Liputan6.com, New York - Harga minyak dunia menguat dengan harga minyak Brent menguat hampir dua persen usai sentuh level tertinggi dalam empat tahun. Hal ini didorong pasar fokus terhadap sanksi Amerika Serikat (AS) terhadap Iran.
Sementara itu, pelaku pasar juga abaikan stok mingguan minyak mentah AS dan laporan produksi Arab Saudi dan Rusia yang lebih tinggi.
Harga minyak Brent naik USD 1,49 atau 1,8 persen ke posisi USD 86,29 per barel usai sentuh level tertinggi di posisi USD 86,74 sejak 30 Oktober 2018. Sementara itu, harga minyak AS menguat USD 1,18 atau 1,6 persen ke posisi USD 76,41 per barel, dan sentuh level tertinggi di kisaran USD 76,90.
"Tidak ada masalah saat ini dan 4 November (Waktu sanksi AS akan berdampak-red). Hanya sekarang produksi besar pada 2018, dan pasar reli melewatinya," ujar Direktur Mizuho, Bob Yawger, seperti dikutip dari laman Reuters, Kamis (4/10/2018).

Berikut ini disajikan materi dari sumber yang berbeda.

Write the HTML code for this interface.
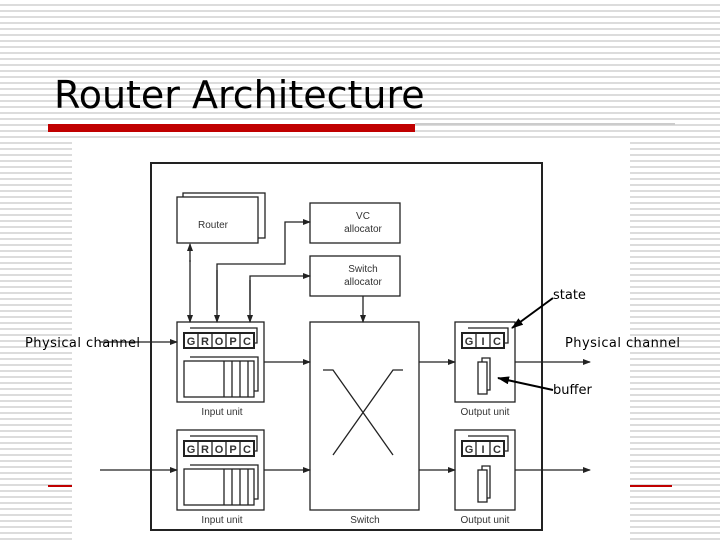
<!DOCTYPE html>
<html><head><style>
body{margin:0;width:720px;height:540px;overflow:hidden;position:relative;font-family:"DejaVu Sans",sans-serif;
background:repeating-linear-gradient(to bottom,#fff 0,#fff 4px,#dcdcdc 4px,#dcdcdc 6px);}
.t{position:absolute;color:#000}
</style></head><body>
<div class="t" style="left:54px;top:72px;font-size:38px;line-height:46px;">Router Architecture</div>
<div style="position:absolute;left:48px;top:124px;width:367px;height:8px;background:#c00000"></div>
<div style="position:absolute;left:415px;top:123px;width:260px;height:2px;background:#ccc"></div>
<div style="position:absolute;left:48px;top:485px;width:624px;height:2px;background:#c00000"></div>
<div style="position:absolute;left:72px;top:142px;width:558px;height:398px;background:#fff"></div>
<svg width="720" height="540" style="position:absolute;left:0;top:0" font-family="Liberation Sans,sans-serif">
<defs><marker id="a" markerWidth="8" markerHeight="6" refX="7" refY="3" orient="auto" markerUnits="userSpaceOnUse"><path d="M0,0L8,3L0,6z" fill="#222"/></marker>
<marker id="b" markerWidth="12" markerHeight="8" refX="11" refY="4" orient="auto" markerUnits="userSpaceOnUse"><path d="M0,0L12,4L0,8z" fill="#000"/></marker></defs>
<g fill="none" stroke="#222" stroke-width="1.3">
<rect x="151" y="163" width="391" height="367" stroke-width="2"/>
<rect x="183" y="193" width="82" height="45"/>
<rect x="177" y="197" width="81" height="46" fill="#fff"/>
<rect x="310" y="203" width="90" height="40"/>
<rect x="310" y="256" width="90" height="40"/>
<rect x="310" y="322" width="109" height="188"/>
<path d="M323,370H333L393,455M403,370H393L333,455"/>
<g id="iu">
<rect x="177" y="322" width="87" height="80"/>
<path d="M190,328H257V343H254"/>
<rect x="184" y="333" width="70" height="15" stroke-width="2"/>
<path d="M198,333V348M212,333V348M226,333V348M240,333V348"/>
<path d="M190,357H258V391H254"/>
<rect x="184" y="361" width="70" height="36"/>
<path d="M224,361V397M232,361V397M240,361V397M248,361V397"/>
</g>
<use href="#iu" y="108"/>
<g id="ou">
<rect x="455" y="322" width="60" height="80"/>
<path d="M468,328H508V343H504"/>
<rect x="462" y="333" width="42" height="15" stroke-width="2"/>
<path d="M476,333V348M490,333V348"/>
<rect x="478" y="362" width="9" height="32"/><path d="M482,362V358H490V390H487"/>
</g>
<use href="#ou" y="108"/>
<g marker-end="url(#a)">
<path d="M100,342H177"/><path d="M100,470H177"/>
<path d="M264,362H310"/><path d="M264,470H310"/>
<path d="M419,362H455"/><path d="M419,470H455"/>
<path d="M515,362H590"/><path d="M515,470H590"/>
<path d="M363,296V322"/>
<path d="M190,260V322"/>
<path d="M190,262V244"/>
<path d="M217,310V264H285V222H310"/>
<path d="M217,270V322"/>
<path d="M250,310V276H310"/>
<path d="M250,280V322"/>
</g>
</g>
<g font-size="10" fill="#333" text-anchor="middle">
<text x="213" y="228">Router</text>
<text x="363" y="219">VC</text><text x="363" y="232">allocator</text>
<text x="363" y="272">Switch</text><text x="363" y="285">allocator</text>
<text x="222" y="415">Input unit</text><text x="222" y="523">Input unit</text>
<text x="485" y="415">Output unit</text><text x="485" y="523">Output unit</text>
<text x="365" y="523">Switch</text>
<g font-size="11" font-weight="bold"><text x="191" y="345">G</text><text x="205" y="345">R</text><text x="219" y="345">O</text><text x="233" y="345">P</text><text x="247" y="345">C</text>
<text x="191" y="453">G</text><text x="205" y="453">R</text><text x="219" y="453">O</text><text x="233" y="453">P</text><text x="247" y="453">C</text>
<text x="469" y="345">G</text><text x="483" y="345">I</text><text x="497" y="345">C</text>
<text x="469" y="453">G</text><text x="483" y="453">I</text><text x="497" y="453">C</text></g>
</g>
<g stroke="#000" stroke-width="2"><line x1="553" y1="298" x2="512" y2="328" marker-end="url(#b)"/><line x1="553" y1="390" x2="498" y2="378" marker-end="url(#b)"/></g>
<g font-size="13" fill="#000" font-family="DejaVu Sans,sans-serif"><text x="553" y="299">state</text><text x="553" y="394">buffer</text>
<text x="25" y="347" textLength="115">Physical channel</text><text x="565" y="347" textLength="115">Physical channel</text></g>
</svg>
</body></html>
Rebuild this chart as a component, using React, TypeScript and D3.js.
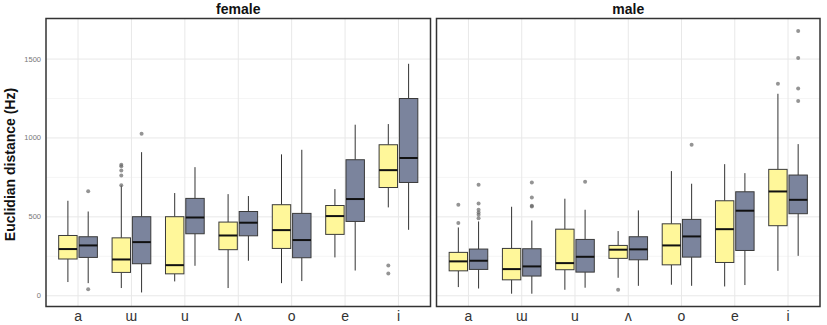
import React from "react";
import * as d3 from "d3";

const categories = ["a", "ɯ", "u", "ʌ", "o", "e", "i"];
const panels = ["female", "male"];
const yTicks = [0, 500, 1000, 1500];
const yMinor = [250, 750, 1250];

// [lower whisker, q1, median, q3, upper whisker]
const femaleYellow = [
  [87, 233, 296, 382, 602],
  [49, 148, 230, 367, 699],
  [91, 139, 194, 501, 651],
  [49, 292, 382, 467, 644],
  [80, 300, 416, 577, 896],
  [243, 389, 505, 572, 676],
  [560, 686, 796, 957, 1088],
];
const femaleGrey = [
  [80, 243, 319, 374, 534],
  [21, 203, 340, 501, 910],
  [190, 393, 496, 617, 815],
  [222, 380, 463, 534, 632],
  [93, 241, 353, 522, 925],
  [160, 471, 613, 862, 1084],
  [418, 718, 873, 1250, 1470],
];
const maleYellow = [
  [55, 158, 218, 275, 433],
  [13, 101, 169, 300, 564],
  [38, 165, 207, 422, 615],
  [114, 237, 292, 319, 410],
  [70, 196, 319, 456, 790],
  [59, 211, 422, 602, 834],
  [158, 444, 661, 801, 1280],
];
const maleGrey = [
  [46, 167, 222, 296, 471],
  [13, 125, 186, 298, 477],
  [51, 150, 247, 357, 545],
  [63, 228, 294, 374, 541],
  [63, 245, 376, 484, 710],
  [68, 287, 539, 659, 777],
  [253, 520, 608, 765, 961],
];
const femaleYellowOut = [[], [700, 762, 794, 820, 830], [], [], [], [], [192, 141]];
const femaleGreyOut = [[663, 42], [1027], [], [], [], [], []];
const maleYellowOut = [[461, 577], [], [], [38], [], [], [1343]];
const maleGreyOut = [
  [492, 513, 528, 545, 585, 703],
  [566, 570, 623, 718],
  [722],
  [],
  [957],
  [],
  [1234, 1314, 1506, 1677],
];

const seriesColors = ["#fff79a", "#7b849d"];

const W = 827;
const H = 325;
const panelTop = 18.5;
const panelBottom = 306.5;
const panelX = [
  [46, 430.5],
  [436.5, 820],
];

const y = d3.scaleLinear().domain([-68, 1757]).range([panelBottom, panelTop]);

const panelData = [
  { stats: [femaleYellow, femaleGrey], outs: [femaleYellowOut, femaleGreyOut] },
  { stats: [maleYellow, maleGrey], outs: [maleYellowOut, maleGreyOut] },
];

export default function App() {
  const font = "'Liberation Sans', Arial, sans-serif";
  return (
    <svg
      width={W}
      height={H}
      style={{ position: "absolute", left: 0, top: 0, background: "#fff" }}
      fontFamily={font}
    >
      <text
        transform={`translate(15,${(panelTop + panelBottom) / 2 + 2}) rotate(-90)`}
        textAnchor="middle"
        fontSize={14}
        fontWeight="bold"
        fill="#111"
      >
        Euclidian distance (Hz)
      </text>
      {yTicks.map((t) => (
        <text key={t} x={41} y={y(t) + 2.5} textAnchor="end" fontSize={7.5} fill="#777">
          {t}
        </text>
      ))}
      {panels.map((p, pi) => {
        const [x0, x1] = panelX[pi];
        const x = d3
          .scaleLinear()
          .domain([-0.6, categories.length - 0.4])
          .range([x0, x1]);
        const pd = panelData[pi];
        return (
          <g key={p}>
            <text
              x={(x0 + x1) / 2}
              y={13.5}
              textAnchor="middle"
              fontSize={14}
              fontWeight="bold"
              fill="#111"
            >
              {p}
            </text>
            {yMinor.map((t) => (
              <line key={"m" + t} x1={x0} x2={x1} y1={y(t)} y2={y(t)} stroke="#f2f2f2" strokeWidth={0.8} />
            ))}
            {yTicks.map((t) => (
              <line key={"g" + t} x1={x0} x2={x1} y1={y(t)} y2={y(t)} stroke="#e8e8e8" strokeWidth={1} />
            ))}
            {categories.map((c, i) => (
              <line key={"v" + c} x1={x(i)} x2={x(i)} y1={panelTop} y2={panelBottom} stroke="#e8e8e8" strokeWidth={1} />
            ))}
            {categories.map((c, i) => (
              <text key={"t" + c} x={x(i)} y={321} textAnchor="middle" fontSize={14} fill="#333">
                {c}
              </text>
            ))}
            {categories.map((c, i) =>
              [0, 1].map((s) => {
                const st = pd.stats[s][i];
                const cx = x(i + (s === 0 ? -0.19 : 0.19));
                const hw = (x(0.345) - x(0)) / 2;
                return (
                  <g key={c + s}>
                    <line x1={cx} x2={cx} y1={y(st[3])} y2={y(st[4])} stroke="#333" strokeWidth={1} />
                    <line x1={cx} x2={cx} y1={y(st[1])} y2={y(st[0])} stroke="#333" strokeWidth={1} />
                    <rect
                      x={cx - hw}
                      y={y(st[3])}
                      width={hw * 2}
                      height={y(st[1]) - y(st[3])}
                      fill={seriesColors[s]}
                      stroke="#3a3a3a"
                      strokeWidth={1}
                    />
                    <line x1={cx - hw} x2={cx + hw} y1={y(st[2])} y2={y(st[2])} stroke="#111" strokeWidth={2} />
                    {pd.outs[s][i].map((v, k) => (
                      <circle key={k} cx={cx} cy={y(v)} r={2} fill="#666" fillOpacity={0.7} />
                    ))}
                  </g>
                );
              })
            )}
            <rect
              x={x0}
              y={panelTop}
              width={x1 - x0}
              height={panelBottom - panelTop}
              fill="none"
              stroke="#333"
              strokeWidth={1.5}
            />
          </g>
        );
      })}
    </svg>
  );
}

Pasokan minyak AS naik 8 juta barel pada pekan lalu. Kenaikan pasokan terbesar sejak Maret 2017. Hal itu berdasarkan data the Energy Information Administration.

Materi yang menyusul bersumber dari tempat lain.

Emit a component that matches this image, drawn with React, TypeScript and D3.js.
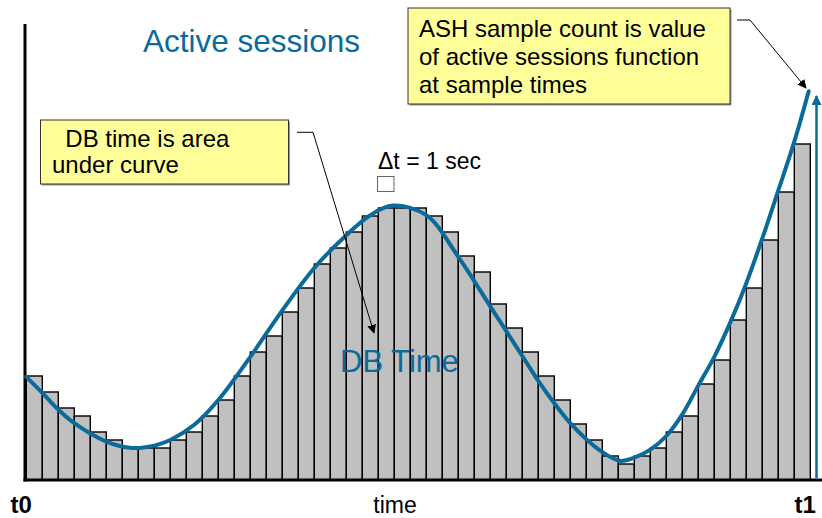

Adapun kedua harga minyak acuan itu usai pemerintah Amerika Serikat merilis angka investaris, kemudian kembali menguat. "Pelaku pasar terutama spekulan ambil kesempatan untuk membeli," kata Yawger.
Pada awal sesi perdagangan, harga minyak melemah didorong Menteri Energi Arab Saudi Khalid al-Falih menuturkan, pihaknya meningkatkan produksi menjadi 10,7 juta barel per hari pada Oktober.
Diperkirakan Arab Saudi menaikkan produksi minyak lebih besar pada November. Produksi minyak Arab Saudi capai rekor 10,72 juta barel pada November 2016.
Rusia dan Arab Saudi mencapai kesepakatan pada September untuk meningkatkan produksi minyak. Hal ini menekan kenaikan harga dan memberitahukan kepada AS sebelum pertemuan di Aljazair dengan pertemuan lainnya. Hal itu berdasarkan sumber Reuters.